The PPO agent employs an actor‑critic neural network with two hidden layers (256 and 128 units) and ReLU activations. The actor outputs mean and standard deviation parameters for continuous CIO adjustments, while the critic estimates state‑value. Generalized Advantage Estimation (GAE) is used to compute advantages, and the PPO clipped surrogate objective (ε = 0.2) constrains policy updates, reducing variance and preventing catastrophic policy swings. Entropy regularization encourages exploration throughout training. Training proceeds over more than 500 episodes, each consisting of 2 000–5 000 decision steps, with a batch size of 64 and a learning rate of 3 × 10⁻⁴.

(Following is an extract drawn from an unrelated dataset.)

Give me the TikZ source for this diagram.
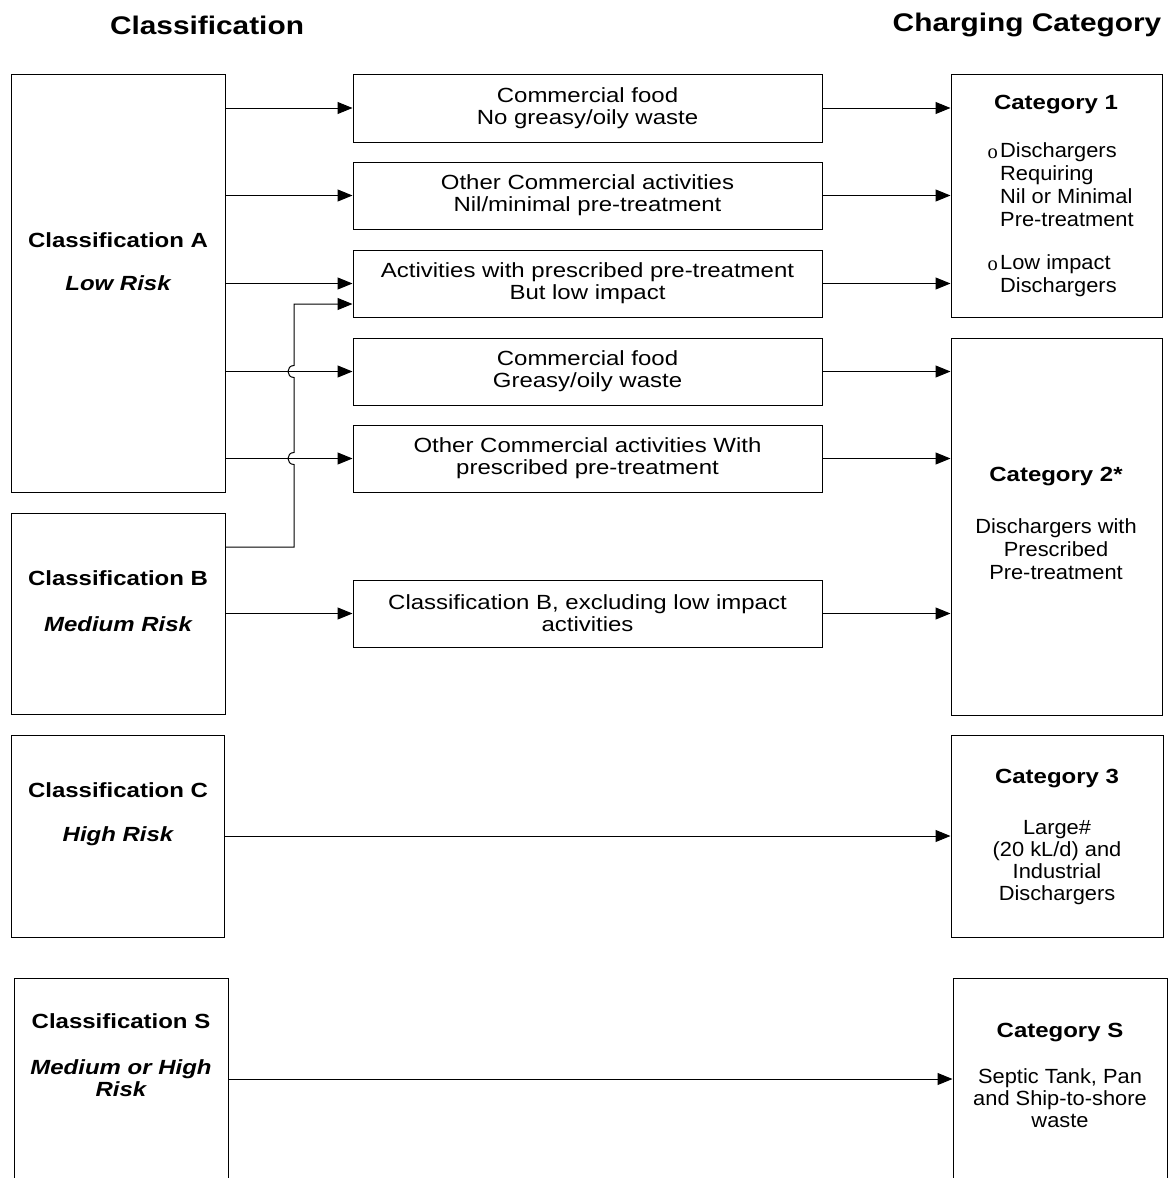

Experimental evaluation compares the PPO policy against three baselines: (1) the classic A3 handover rule, (2) the load‑aware heuristic ReBuHa, and (3) a value‑based deep Q‑learning approach (CDQL). All baselines share identical traffic loads, Gauss‑Markov mobility, and measurement‑noise settings to ensure fairness. The scenarios span a range of user densities, from nominal to three times the baseline load, and include heterogeneous traffic mixes (video streaming, AR/VR, IoT).

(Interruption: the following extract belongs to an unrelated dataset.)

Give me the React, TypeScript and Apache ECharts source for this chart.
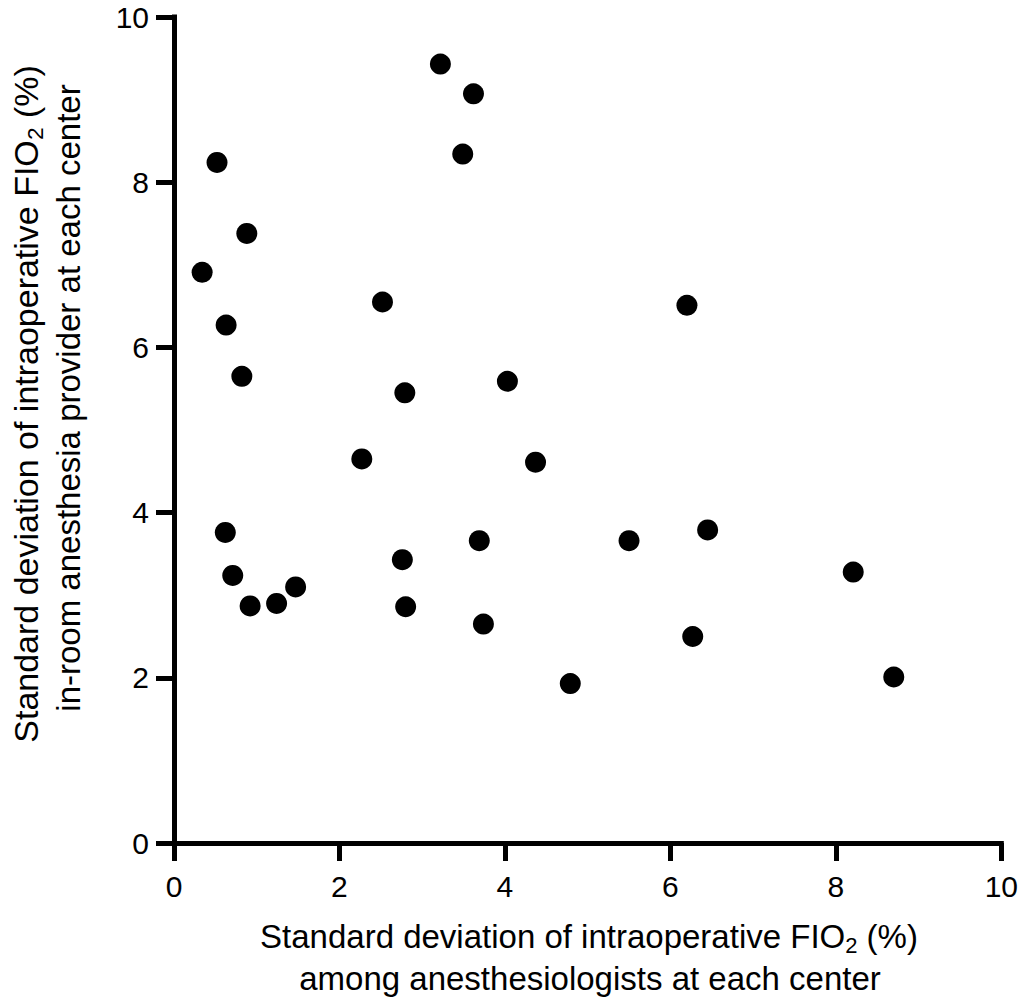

Results show that PPO consistently outperforms all baselines across every KPI. Under moderate load, PPO achieves roughly a 12 % increase in average cell throughput, an 18 % reduction in mean latency, a 15 % drop in jitter, a 10 % decrease in packet‑loss rate, a modest rise (≈0.03) in Jain’s fairness index, and a 22 % cut in total handover events. Even when user density is doubled, the PPO policy maintains stable convergence, with only minor performance degradation, whereas CDQL exhibits higher variance and occasional instability. Learning curves demonstrate rapid improvement in the first 50 episodes, followed by smooth fine‑tuning, and the clipped objective prevents divergence throughout training.
The authors highlight several contributions: (i) a PPO‑driven, CIO‑based load‑balancing controller tailored for 5G RANs; (ii) a comprehensive multi‑objective reward that integrates both efficiency and stability metrics; (iii) realistic mobility and observation models that test robustness; (iv) a fully reproducible pure‑Python toolchain; and (v) extensive benchmarking that validates PPO’s superiority over rule‑based and value‑based methods.
Limitations are acknowledged. The current implementation assumes centralized training and deployment, which may be impractical for large‑scale live networks where distributed inference and low‑latency signaling are required. The reward weighting scheme is manually tuned for the simulated environment, suggesting a need for automated or adaptive weighting in real deployments. Moreover, the simulator abstracts away core‑network interactions and detailed protocol stacks, so field trials are necessary to confirm real‑world applicability.
Future work proposes extending the framework to multi‑agent settings (e.g., per‑gNB agents with coordinated training), incorporating online continual learning to adapt to non‑stationary traffic patterns, and integrating the controller with a near‑real‑time RAN Intelligent Controller (RIC) for standardized 5G deployments. Overall, the paper demonstrates that PPO’s clipped policy updates and advantage‑based learning provide a robust, scalable, and QoS‑aware solution for load balancing in next‑generation cellular networks.